▶ [EXERCISE INSTRUCTIONS]: Write out each line of the listing as it stands, without the images.

# # # #

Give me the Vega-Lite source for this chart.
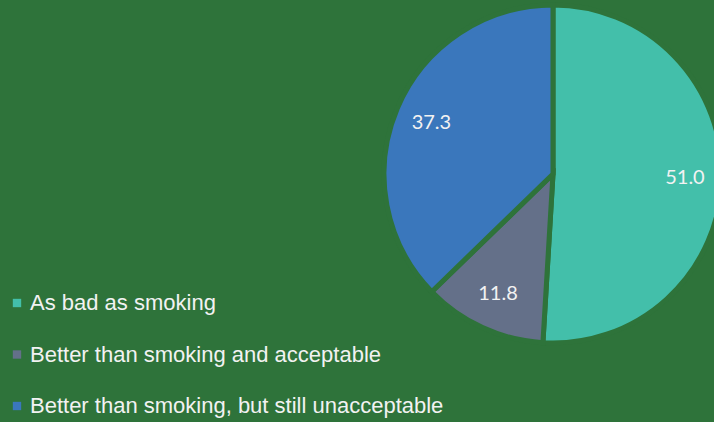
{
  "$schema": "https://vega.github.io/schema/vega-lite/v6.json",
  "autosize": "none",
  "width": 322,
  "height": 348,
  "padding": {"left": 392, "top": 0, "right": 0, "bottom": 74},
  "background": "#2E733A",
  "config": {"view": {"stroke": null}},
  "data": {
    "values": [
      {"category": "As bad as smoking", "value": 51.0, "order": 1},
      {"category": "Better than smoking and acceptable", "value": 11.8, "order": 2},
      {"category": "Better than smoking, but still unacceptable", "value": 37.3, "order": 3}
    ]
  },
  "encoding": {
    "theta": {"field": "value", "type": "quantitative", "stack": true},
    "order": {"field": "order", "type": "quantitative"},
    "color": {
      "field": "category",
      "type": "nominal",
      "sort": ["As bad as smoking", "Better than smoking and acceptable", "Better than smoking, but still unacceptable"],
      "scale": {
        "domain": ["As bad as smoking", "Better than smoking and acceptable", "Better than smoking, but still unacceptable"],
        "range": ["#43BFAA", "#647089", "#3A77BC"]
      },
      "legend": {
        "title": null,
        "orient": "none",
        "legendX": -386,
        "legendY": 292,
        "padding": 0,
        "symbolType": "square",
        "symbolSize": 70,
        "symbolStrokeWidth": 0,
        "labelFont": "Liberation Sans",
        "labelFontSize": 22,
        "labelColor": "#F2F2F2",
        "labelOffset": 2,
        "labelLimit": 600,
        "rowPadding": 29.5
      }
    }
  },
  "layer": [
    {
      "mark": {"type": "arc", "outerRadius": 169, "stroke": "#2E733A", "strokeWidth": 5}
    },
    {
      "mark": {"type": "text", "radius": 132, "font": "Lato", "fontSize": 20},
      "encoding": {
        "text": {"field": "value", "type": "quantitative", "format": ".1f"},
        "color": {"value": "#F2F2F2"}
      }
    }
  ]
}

# # # #

▶ [RESULT BELOW]:
Give me the Vega-Lite source for this chart.
{
  "$schema": "https://vega.github.io/schema/vega-lite/v6.json",
  "autosize": "none",
  "width": 322,
  "height": 348,
  "padding": {"left": 392, "top": 0, "right": 0, "bottom": 74},
  "background": "#2E733A",
  "config": {"view": {"stroke": null}},
  "data": {
    "values": [
      {"category": "As bad as smoking", "value": 51.0, "order": 1},
      {"category": "Better than smoking and acceptable", "value": 11.8, "order": 2},
      {"category": "Better than smoking, but still unacceptable", "value": 37.3, "order": 3}
    ]
  },
  "encoding": {
    "theta": {"field": "value", "type": "quantitative", "stack": true},
    "order": {"field": "order", "type": "quantitative"},
    "color": {
      "field": "category",
      "type": "nominal",
      "sort": ["As bad as smoking", "Better than smoking and acceptable", "Better than smoking, but still unacceptable"],
      "scale": {
        "domain": ["As bad as smoking", "Better than smoking and acceptable", "Better than smoking, but still unacceptable"],
        "range": ["#43BFAA", "#647089", "#3A77BC"]
      },
      "legend": {
        "title": null,
        "orient": "none",
        "legendX": -386,
        "legendY": 292,
        "padding": 0,
        "symbolType": "square",
        "symbolSize": 70,
        "symbolStrokeWidth": 0,
        "labelFont": "Liberation Sans",
        "labelFontSize": 22,
        "labelColor": "#F2F2F2",
        "labelOffset": 2,
        "labelLimit": 600,
        "rowPadding": 29.5
      }
    }
  },
  "layer": [
    {
      "mark": {"type": "arc", "outerRadius": 169, "stroke": "#2E733A", "strokeWidth": 5}
    },
    {
      "mark": {"type": "text", "radius": 132, "font": "Lato", "fontSize": 20},
      "encoding": {
        "text": {"field": "value", "type": "quantitative", "format": ".1f"},
        "color": {"value": "#F2F2F2"}
      }
    }
  ]
}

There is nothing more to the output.